TASK DATA |

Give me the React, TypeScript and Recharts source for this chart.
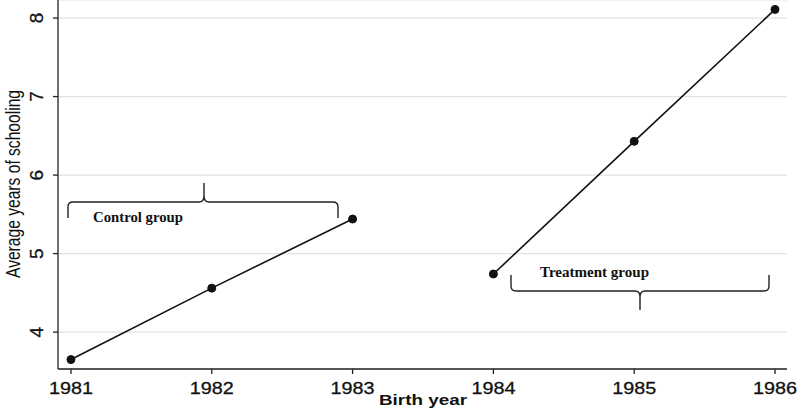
import React from "react";
import { LineChart, Line, XAxis, YAxis, CartesianGrid, Customized } from "recharts";

const years = [1981, 1982, 1983, 1984, 1985, 1986];
const controlValues = [3.65, 4.56, 5.44, null, null, null];
const treatmentValues = [null, null, null, 4.74, 6.43, 8.11];
const yTicks = [4, 5, 6, 7, 8];

const data = years.map((year, i) => ({
  year,
  control: controlValues[i],
  treatment: treatmentValues[i],
}));

const W = 797;
const H = 410;
const SANS = "Liberation Sans, Arial, sans-serif";
const SERIF = "Liberation Serif, Times New Roman, serif";

function YTick(props: any) {
  const { x, y, payload } = props;
  return (
    <text
      x={x - 8}
      y={y}
      transform={`rotate(-90 ${x - 8} ${y})`}
      textAnchor="middle"
      fontSize={19}
      fontFamily={SANS}
      stroke="#111"
      strokeWidth={0.3}
      fill="#111"
    >
      {payload.value}
    </text>
  );
}

function XTick(props: any) {
  const { x, y, payload } = props;
  return (
    <text
      x={x - 22}
      y={y + 18}
      textLength={44}
      lengthAdjust="spacingAndGlyphs"
      fontSize={17}
      fontFamily={SANS}
      stroke="#111"
      strokeWidth={0.3}
      fill="#111"
    >
      {payload.value}
    </text>
  );
}

function YLabel() {
  return (
    <text
      x={20}
      y={184}
      transform="rotate(-90 20 184)"
      textAnchor="middle"
      textLength={188}
      lengthAdjust="spacingAndGlyphs"
      fontSize={20}
      fontFamily={SANS}
      fill="#111"
    >
      Average years of schooling
    </text>
  );
}

function XLabel() {
  return (
    <text
      x={379}
      y={405}
      textLength={88}
      lengthAdjust="spacingAndGlyphs"
      fontSize={15}
      fontWeight="bold"
      fontFamily={SANS}
      fill="#111"
    >
      Birth year
    </text>
  );
}

// curly braces marking the two cohorts
function Braces() {
  return (
    <g fill="none" stroke="#222" strokeWidth={1.4}>
      <path d="M68 218 L68 207 Q68 202 73 202 L199 202 Q204 202 204 196 L204 183 M204 196 Q204 202 209 202 L333 202 Q338 202 338 207 L338 218" />
      <path d="M511 275 L511 286 Q511 291 516 291 L635 291 Q640 291 640 297 L640 310 M640 297 Q640 291 645 291 L764 291 Q769 291 769 286 L769 275" />
      <text x={93} y={222} textLength={90} lengthAdjust="spacingAndGlyphs" stroke="none" fill="#111" fontFamily={SERIF} fontWeight="bold" fontSize={14}>
        Control group
      </text>
      <text x={540} y={277} textLength={109} lengthAdjust="spacingAndGlyphs" stroke="none" fill="#111" fontFamily={SERIF} fontWeight="bold" fontSize={14}>
        Treatment group
      </text>
    </g>
  );
}

export default function App() {
  return (
    <div style={{ position: "absolute", left: 0, top: 0, width: W, height: H, background: "#fff" }}>
      <LineChart width={W} height={H} data={data} margin={{ top: 0, right: 10, bottom: 0, left: 0 }}>
        <CartesianGrid horizontal vertical={false} stroke="#e2e2e2" strokeWidth={1.2} />
        <XAxis
          dataKey="year"
          type="number"
          domain={[1980.908, 1986.085]}
          ticks={years}
          height={41}
          stroke="#222"
          strokeWidth={1.3}
          tickSize={5}
          tick={<XTick />}
          label={<XLabel />}
        />
        <YAxis
          type="number"
          domain={[3.53, 8.23]}
          ticks={yTicks}
          width={58}
          stroke="#222"
          strokeWidth={1.3}
          tickSize={5}
          tick={<YTick />}
          label={<YLabel />}
        />
        <Line
          dataKey="control"
          stroke="#111"
          strokeWidth={1.6}
          dot={{ r: 4, fill: "#111", stroke: "#111", strokeWidth: 1 }}
          isAnimationActive={false}
          connectNulls={false}
        />
        <Line
          dataKey="treatment"
          stroke="#111"
          strokeWidth={1.6}
          dot={{ r: 4, fill: "#111", stroke: "#111", strokeWidth: 1 }}
          isAnimationActive={false}
          connectNulls={false}
        />
        <Customized component={<Braces />} />
      </LineChart>
    </div>
  );
}
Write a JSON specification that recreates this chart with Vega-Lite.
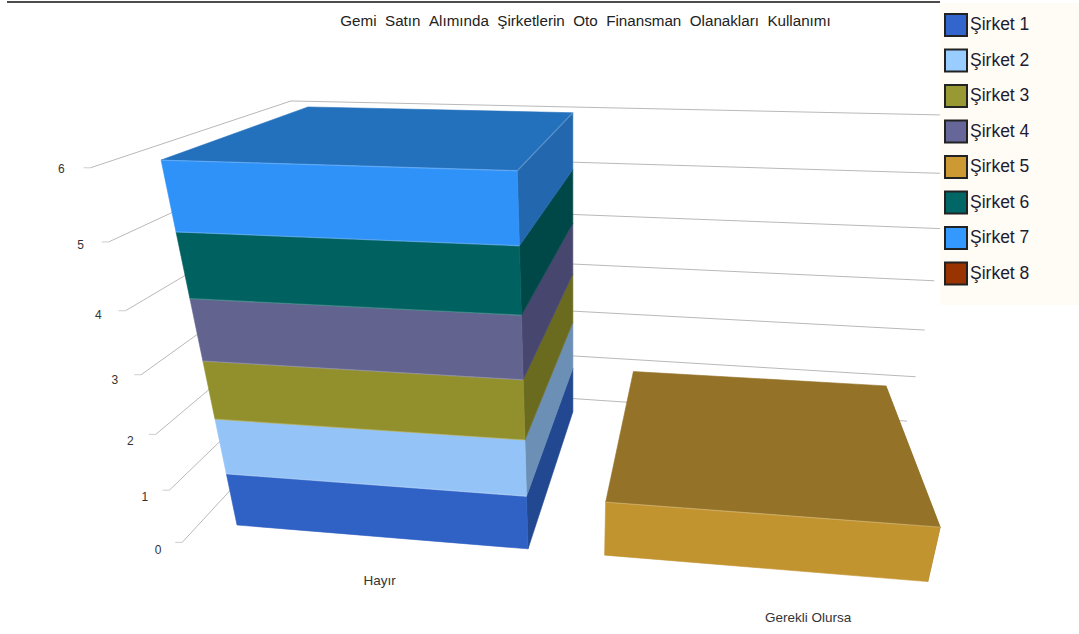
{
  "$schema": "https://vega.github.io/schema/vega-lite/v6.json",
  "width": 1079,
  "height": 634,
  "padding": 0,
  "autosize": {"type": "none"},
  "background": "#ffffff",
  "config": {"view": {"stroke": null}, "text": {"font": "Liberation Sans"}},
  "title": {
    "text": "Gemi \u00a0Satın \u00a0Alımında \u00a0Şirketlerin \u00a0Oto \u00a0Finansman \u00a0Olanakları \u00a0Kullanımı",
    "font": "Liberation Sans",
    "fontSize": 15.2,
    "fontWeight": "normal",
    "color": "#222222",
    "anchor": "middle",
    "dx": 46,
    "dy": 29,
    "offset": 0
  },
  "datasets": {
    "answers": [
      {"category": "Hayır", "series": "Şirket 1", "value": 1},
      {"category": "Hayır", "series": "Şirket 2", "value": 1},
      {"category": "Hayır", "series": "Şirket 3", "value": 1},
      {"category": "Hayır", "series": "Şirket 4", "value": 1},
      {"category": "Hayır", "series": "Şirket 5", "value": 0},
      {"category": "Hayır", "series": "Şirket 6", "value": 1},
      {"category": "Hayır", "series": "Şirket 7", "value": 1},
      {"category": "Hayır", "series": "Şirket 8", "value": 0},
      {"category": "Gerekli Olursa", "series": "Şirket 1", "value": 0},
      {"category": "Gerekli Olursa", "series": "Şirket 2", "value": 0},
      {"category": "Gerekli Olursa", "series": "Şirket 3", "value": 0},
      {"category": "Gerekli Olursa", "series": "Şirket 4", "value": 0},
      {"category": "Gerekli Olursa", "series": "Şirket 5", "value": 1},
      {"category": "Gerekli Olursa", "series": "Şirket 6", "value": 0},
      {"category": "Gerekli Olursa", "series": "Şirket 7", "value": 0},
      {"category": "Gerekli Olursa", "series": "Şirket 8", "value": 0}
    ],
    "categories": [
      {"category": "Hayır", "start": 0, "labelAt": 0.5},
      {"category": "Gerekli Olursa", "start": 1.25, "labelAt": 1.904}
    ],
    "ticks": [
      {"tick": 0}, {"tick": 1}, {"tick": 2}, {"tick": 3}, {"tick": 4}, {"tick": 5}, {"tick": 6}
    ]
  },
  "encoding": {
    "x": {"field": "px", "type": "quantitative", "axis": null, "scale": {"domain": [0, 1079], "nice": false, "zero": false}},
    "y": {"field": "py", "type": "quantitative", "axis": null, "scale": {"domain": [0, 634], "nice": false, "zero": false, "reverse": true}}
  },
  "layer": [
    {
      "description": "Side wall and back wall gridlines",
      "data": {"name": "ticks"},
      "transform": [
        {"calculate": "[{i:0,u:-0.13,w:-0.12},{i:1,u:-0.13,w:1.143},{i:2,u:2.38,w:1.09}]", "as": "path"},
        {"flatten": ["path"]},
        {"calculate": "(237+269.9*datum.path.u-17.6*datum.tick+209.2*datum.path.w)/(1-0.04*datum.path.u-0.0307*datum.tick+0.29*datum.path.w)", "as": "px"},
        {"calculate": "(525+1.08*datum.path.u-65.74*datum.tick-12.3*datum.path.w)/(1-0.04*datum.path.u-0.0307*datum.tick+0.29*datum.path.w)", "as": "py"},
        {"calculate": "datum.path.i", "as": "step"}
      ],
      "mark": {"type": "line", "color": "#b9b9b9", "strokeWidth": 1},
      "encoding": {
        "detail": {"field": "tick", "type": "nominal"},
        "order": {"field": "step", "type": "quantitative"}
      }
    },
    {
      "description": "Short flat lead-in at the front of each wall gridline",
      "data": {"name": "ticks"},
      "transform": [
        {"calculate": "(237+269.9*-0.13-17.6*datum.tick+209.2*-0.12)/(1-0.04*-0.13-0.0307*datum.tick+0.29*-0.12)", "as": "px"},
        {"calculate": "(525+1.08*-0.13-65.74*datum.tick-12.3*-0.12)/(1-0.04*-0.13-0.0307*datum.tick+0.29*-0.12)", "as": "py"}
      ],
      "mark": {"type": "tick", "orient": "horizontal", "size": 7, "thickness": 1, "color": "#b9b9b9", "xOffset": -3.5}
    },
    {
      "description": "Value labels beside the side wall",
      "data": {"name": "ticks"},
      "transform": [
        {"calculate": "(237+269.9*-0.13-17.6*datum.tick+209.2*-0.19)/(1-0.04*-0.13-0.0307*datum.tick+0.29*-0.19)", "as": "px"},
        {"calculate": "(525+1.08*-0.13-65.74*datum.tick-12.3*-0.19)/(1-0.04*-0.13-0.0307*datum.tick+0.29*-0.19)", "as": "py"}
      ],
      "mark": {"type": "text", "fontSize": 12, "color": "#333333", "dx": -12.5, "dy": -4.5, "align": "center", "baseline": "middle"},
      "encoding": {"text": {"field": "tick", "type": "nominal"}}
    },
    {
      "description": "Category names under the bars",
      "data": {"name": "categories"},
      "transform": [
        {"calculate": "(237+269.9*datum.labelAt+13.2-9.4)/(1-0.04*datum.labelAt+0.023-0.013)", "as": "px"},
        {"calculate": "(525+1.08*datum.labelAt+49.3+0.55)/(1-0.04*datum.labelAt+0.023-0.013)", "as": "py"}
      ],
      "mark": {"type": "text", "fontSize": 13.5, "color": "#333333", "align": "center", "baseline": "middle"},
      "encoding": {"text": {"field": "category", "type": "nominal"}}
    },
    {
      "description": "Stacked blocks: one polygon per visible face, drawn back to front",
      "data": {"name": "answers"},
      "transform": [
        {"stack": "value", "groupby": ["category"], "sort": [{"field": "series", "order": "ascending"}], "as": ["v0", "v1"]},
        {"filter": "datum.value > 0"},
        {"lookup": "category", "from": {"data": {"name": "categories"}, "key": "category", "fields": ["start"]}},
        {"joinaggregate": [{"op": "max", "field": "v1", "as": "topV"}], "groupby": ["category"]},
        {"calculate": "[{f:'side',i:0,u:datum.start+1,v:datum.v0,w:0},{f:'side',i:1,u:datum.start+1,v:datum.v1,w:0},{f:'side',i:2,u:datum.start+1,v:datum.v1,w:1},{f:'side',i:3,u:datum.start+1,v:datum.v0,w:1},{f:'top',i:0,u:datum.start,v:datum.v1,w:0},{f:'top',i:1,u:datum.start+1,v:datum.v1,w:0},{f:'top',i:2,u:datum.start+1,v:datum.v1,w:1},{f:'top',i:3,u:datum.start,v:datum.v1,w:1},{f:'front',i:0,u:datum.start,v:datum.v0,w:0},{f:'front',i:1,u:datum.start+1,v:datum.v0,w:0},{f:'front',i:2,u:datum.start+1,v:datum.v1,w:0},{f:'front',i:3,u:datum.start,v:datum.v1,w:0},{f:'rim',i:0,u:datum.start,v:datum.v1,w:0},{f:'rim',i:1,u:datum.start+1,v:datum.v1,w:0},{f:'rim',i:2,u:datum.start+1,v:datum.v1,w:1}]", "as": "corner"},
        {"flatten": ["corner"]},
        {"calculate": "datum.corner.f", "as": "face"},
        {"calculate": "datum.corner.i", "as": "step"},
        {"filter": "datum.face != 'top' || datum.v1 == datum.topV"},
        {"filter": "datum.face != 'rim' || datum.step < 2 || (datum.v1 == datum.topV && datum.start == 0)"},
        {"calculate": "(237+269.9*datum.corner.u-17.6*datum.corner.v+209.2*datum.corner.w)/(1-0.04*datum.corner.u-0.0307*datum.corner.v+0.29*datum.corner.w)", "as": "px"},
        {"calculate": "(525+1.9*datum.corner.u-65.74*datum.corner.v-12.3*datum.corner.w)/(1-0.04*datum.corner.u-0.0307*datum.corner.v+0.29*datum.corner.w)", "as": "py"}
      ],
      "layer": [
        {
          "transform": [{"filter": "datum.face == 'side'"}],
          "mark": {"type": "line", "interpolate": "linear-closed", "strokeWidth": 0.6},
          "encoding": {
            "order": {"field": "step", "type": "quantitative"},
            "fill": {"field": "series", "type": "nominal", "legend": null, "scale": {"domain": ["Şirket 1", "Şirket 2", "Şirket 3", "Şirket 4", "Şirket 5", "Şirket 6", "Şirket 7", "Şirket 8"], "range": ["#214890", "#6b8fb5", "#6b6b20", "#46466e", "#937228", "#004848", "#2368ae", "#6b2400"]}},
            "stroke": {"field": "series", "type": "nominal", "legend": null, "scale": {"domain": ["Şirket 1", "Şirket 2", "Şirket 3", "Şirket 4", "Şirket 5", "Şirket 6", "Şirket 7", "Şirket 8"], "range": ["#214890", "#6b8fb5", "#6b6b20", "#46466e", "#937228", "#004848", "#2368ae", "#6b2400"]}}
          }
        },
        {
          "transform": [{"filter": "datum.face == 'top'"}],
          "mark": {"type": "line", "interpolate": "linear-closed", "strokeWidth": 0.6},
          "encoding": {
            "order": {"field": "step", "type": "quantitative"},
            "fill": {"field": "series", "type": "nominal", "legend": null, "scale": {"domain": ["Şirket 1", "Şirket 2", "Şirket 3", "Şirket 4", "Şirket 5", "Şirket 6", "Şirket 7", "Şirket 8"], "range": ["#214890", "#6b8fb5", "#6b6b20", "#46466e", "#947228", "#004848", "#2370bc", "#6b2400"]}},
            "stroke": {"field": "series", "type": "nominal", "legend": null, "scale": {"domain": ["Şirket 1", "Şirket 2", "Şirket 3", "Şirket 4", "Şirket 5", "Şirket 6", "Şirket 7", "Şirket 8"], "range": ["#214890", "#6b8fb5", "#6b6b20", "#46466e", "#947228", "#004848", "#2370bc", "#6b2400"]}}
          }
        },
        {
          "transform": [{"filter": "datum.face == 'front'"}],
          "mark": {"type": "line", "interpolate": "linear-closed", "strokeWidth": 0.6},
          "encoding": {
            "order": {"field": "step", "type": "quantitative"},
            "fill": {"field": "series", "type": "nominal", "legend": null, "scale": {"domain": ["Şirket 1", "Şirket 2", "Şirket 3", "Şirket 4", "Şirket 5", "Şirket 6", "Şirket 7", "Şirket 8"], "range": ["#3061c4", "#93c3f7", "#92902d", "#636390", "#c29430", "#006260", "#2f92f8", "#933000"]}},
            "stroke": {"field": "series", "type": "nominal", "legend": null, "scale": {"domain": ["Şirket 1", "Şirket 2", "Şirket 3", "Şirket 4", "Şirket 5", "Şirket 6", "Şirket 7", "Şirket 8"], "range": ["#3061c4", "#93c3f7", "#92902d", "#636390", "#c29430", "#006260", "#2f92f8", "#933000"]}}
          }
        },
        {
          "description": "Pale highlight along the upper edges of the blocks",
          "transform": [{"filter": "datum.face == 'rim'"}],
          "mark": {"type": "line", "color": "#ffffff", "opacity": 0.2, "strokeWidth": 1.3},
          "encoding": {
            "order": {"field": "step", "type": "quantitative"},
            "detail": {"field": "series", "type": "nominal"}
          }
        }
      ],
      "resolve": {"scale": {"fill": "independent", "stroke": "independent"}}
    },
    {
      "description": "Frame line along the top edge",
      "data": {"values": [{"part": "frame"}]},
      "transform": [
        {"calculate": "7", "as": "fromX"},
        {"calculate": "940", "as": "toX"},
        {"calculate": "2", "as": "atY"}
      ],
      "mark": {"type": "rule", "color": "#111111", "strokeWidth": 1.5},
      "encoding": {
        "x": {"field": "fromX", "type": "quantitative"},
        "x2": {"field": "toX"},
        "y": {"field": "atY", "type": "quantitative"}
      }
    },
    {
      "description": "Panel behind the legend",
      "data": {"values": [{"part": "panel"}]},
      "transform": [
        {"calculate": "940", "as": "fromX"},
        {"calculate": "1079", "as": "toX"},
        {"calculate": "3", "as": "fromY"},
        {"calculate": "305", "as": "toY"}
      ],
      "mark": {"type": "rect", "color": "#fffbf5"},
      "encoding": {
        "x": {"field": "fromX", "type": "quantitative"},
        "x2": {"field": "toX"},
        "y": {"field": "fromY", "type": "quantitative"},
        "y2": {"field": "toY"}
      }
    },
    {
      "description": "Carrier of the series legend",
      "data": {"name": "answers"},
      "transform": [{"calculate": "0", "as": "px"}, {"calculate": "0", "as": "py"}],
      "mark": {"type": "square", "size": 0, "filled": true, "opacity": 1},
      "encoding": {
        "fill": {
          "field": "series",
          "type": "nominal",
          "scale": {"domain": ["Şirket 1", "Şirket 2", "Şirket 3", "Şirket 4", "Şirket 5", "Şirket 6", "Şirket 7", "Şirket 8"], "range": ["#3366cc", "#99ccff", "#999933", "#666699", "#cc9933", "#006666", "#3399ff", "#993300"]},
          "legend": {
            "title": null,
            "orient": "none",
            "legendX": 940,
            "legendY": 9,
            "padding": 4,
            "symbolType": "square",
            "symbolSize": 484,
            "symbolOpacity": 1,
            "symbolStrokeColor": "#222222",
            "symbolStrokeWidth": 2,
            "labelFont": "Liberation Sans",
            "labelFontSize": 17.5,
            "labelColor": "#1c1c33",
            "labelOffset": 2,
            "rowPadding": 5.5
          }
        }
      }
    }
  ],
  "resolve": {"scale": {"fill": "independent", "stroke": "independent"}}
}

PROBLEM DESCRIPTION | With the pictures left out, restate word for word every line of the data above, from the first down to the line that contains "const yTicks = [4, 5, 6, 7, 8];".

SOLUTION |
Give me the React, TypeScript and Recharts source for this chart.
import React from "react";
import { LineChart, Line, XAxis, YAxis, CartesianGrid, Customized } from "recharts";

const years = [1981, 1982, 1983, 1984, 1985, 1986];
const controlValues = [3.65, 4.56, 5.44, null, null, null];
const treatmentValues = [null, null, null, 4.74, 6.43, 8.11];
const yTicks = [4, 5, 6, 7, 8];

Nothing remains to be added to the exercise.